Tsvangirai’s mother, Lydia Zvaipa, who stirred a hornet’s nest by saying she would commit suicide if Chamisa and the MDC-T leader’s widow, Elizabeth Macheka, attended her son’s funeral, refused to get out of the hearse and followed the entire ceremony from the vehicle.
Most speakers at the gathering also failed to acknowledge the presence of his widow, Elizabeth, who sat behind MDC-T leaders, who had occupied the front row.
In his address, Chamisa, who has since assumed the MDC-T presidency on an acting basis, said despite obvious fissures, he would ensure that the party does not split.
“We hear some people saying the MDC-T will be divided, it will have several leaders,” he said.
“No, we must not rush, Tsvangirai was a unifier and we will unite.
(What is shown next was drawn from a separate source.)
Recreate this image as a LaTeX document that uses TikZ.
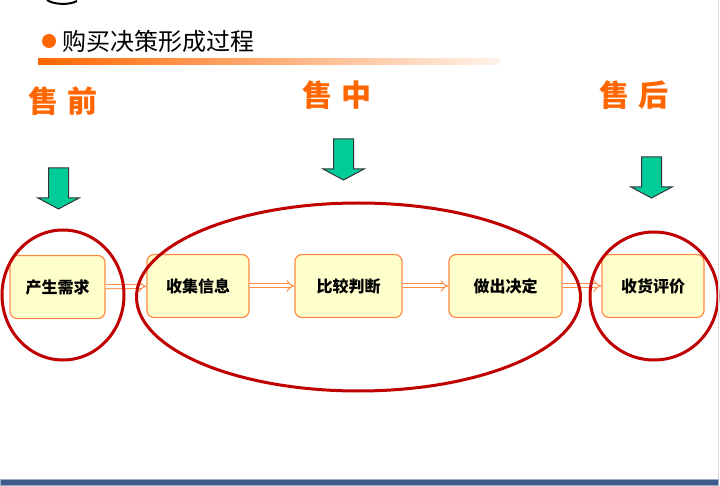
\documentclass[tikz,border=0pt]{standalone}
\usepackage{fontspec}
\newfontfamily\cjk{Noto Sans CJK SC}
\usetikzlibrary{shapes.geometric, arrows.meta, positioning}
\definecolor{saleorange}{HTML}{FF6600}
\definecolor{boxline}{HTML}{FF8A45}
\definecolor{boxfill}{HTML}{FFFFCC}
\definecolor{ringred}{HTML}{C00000}
\definecolor{arrgreen}{HTML}{00CC99}
\definecolor{footblue}{HTML}{3D5C8C}
\tikzstyle{stage} = [rectangle, rounded corners=7pt, minimum height=63pt, align=center, draw=boxline, line width=1.2pt, fill=boxfill, font=\cjk\bfseries\fontsize{16}{18}\selectfont]
\tikzstyle{phase} = [text=saleorange, font=\cjk\bfseries\fontsize{30}{32}\selectfont]
\tikzstyle{ring} = [ellipse, draw=ringred, line width=3pt, inner sep=0pt]
\tikzstyle{flow} = [draw=boxline, double=white, double distance=3pt, line width=1pt, -{Implies}]
\tikzstyle{greenarr} = [draw=black!80, fill=arrgreen, line width=1pt, line join=miter]

\begin{document}
\begin{tikzpicture}[x=1pt, y=-1pt]
            \useasboundingbox (0,0) rectangle (720,486);
            % Title
            \draw [line width=2pt] (47,0) .. controls (54,5) and (70,5) .. (77,1);
            \fill [saleorange] (49,41) circle (7);
            \node (title) [anchor=west, font=\cjk\fontsize{24}{26}\selectfont] at (59,41) {购买决策形成过程};
            \shade [left color=saleorange, right color=saleorange!8] (38,59) rectangle (500,65);

            % Phases
            \node (pre) [phase] at (63,101) {售\hspace{9pt}前};
            \node (mid) [phase] at (337,95) {售\hspace{9pt}中};
            \node (post) [phase] at (634,95) {售\hspace{9pt}后};

            % Down arrows
            \foreach \x/\t in {58.5/168, 343.5/139, 651.5/157}
                \draw [greenarr] (\x-10,\t) -- (\x+10,\t) -- (\x+10,\t+30) -- (\x+20.5,\t+30)
                    -- (\x,\t+41) -- (\x-20.5,\t+30) -- (\x-10,\t+30) -- cycle;

            % Stages
            \node (need) [stage, minimum width=95pt] at (57.5,287) {产生需求};
            \node (info) [stage, minimum width=102pt] at (198,286) {收集信息};
            \node (compare) [stage, minimum width=107pt] at (348.5,286) {比较判断};
            \node (decide) [stage, minimum width=113pt] at (505.5,286) {做出决定};
            \node (review) [stage, minimum width=102pt] at (653,286) {收货评价};

            % Edges
            \draw [flow] (need) -- (info);
            \draw [flow] (info) -- (compare);
            \draw [flow] (compare) -- (decide);
            \draw [flow] (decide) -- (review);

            % Rings
            \node (ringpre) [ring, minimum width=122pt, minimum height=130pt] at (63,295) {};
            \node (ringmid) [ring, minimum width=444pt, minimum height=188pt] at (358.5,297) {};
            \node (ringpost) [ring, minimum width=128pt, minimum height=128pt] at (654,296) {};

            % Frame
            \draw [gray!30, line width=0.8pt] (718.5,0) -- (718.5,480);
            \fill [footblue] (0,479) rectangle (718,485);
            \draw [footblue!50, line width=0.6pt] (0,479) rectangle (718,485);
        \end{tikzpicture}
\end{document}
“The party doesn’t belong to Chamisa, Khupe, Mudzuri, (MDC-T chairman, Lovemore) Moyo, (secretary-general, Douglas) Mwonzora or anyone in leadership.
“The party belongs to the people.”
Chamisa described Tsvangirai as a visionary leader, who was persecuted but remained resolute in advancing democracy in Zimbabwe.
He said the only tribute that can be given to Tsvangirai is through voting Zanu PF out of power this year.
MDC-T is deeply divided over Tsvangirai’s successor, with the three deputies all saying they are in charge, but it seems Chamisa has consolidated his position as the frontrunner, with others accusing him of being power hungry in the manner he assumed the leadership of the party following the leader’s demise.
“We have done what is necessary to make sure that there is no leadership vacuum,” Chamisa told the appreciative crowd.
“What we did is perfectly constitutional and after that we will go to the next phase which is going back to the council and make sure that we do all the processes required internally.
“What we are not going to allow is a leadership crisis, where everyone does as he or she pleases.”
He said Tsvangirai had been a visionary in appointing two more vice-presidents, himself and Mudzuri last year, saying he wanted continuity in the party and did not want generational monopoly on leadership.
Chamisa said on January 6 this year, Tsvangirai confided in him the elections and the MDC Alliance programme.
He said President Emmerson Mnangagwa was a weak and very old opponent and they do not fear his candidature, as he was previously beaten in parliamentary elections by Blessing Chebundo in Kwekwe.
Chamisa accused the government of shedding crocodile tears for Tsvangirai with the assistance they were giving to the MDC-T leader’s family.
He said when Tsvangirai was alive, he was tormented and abused, yet they now wanted to pretend they cared when he was dead.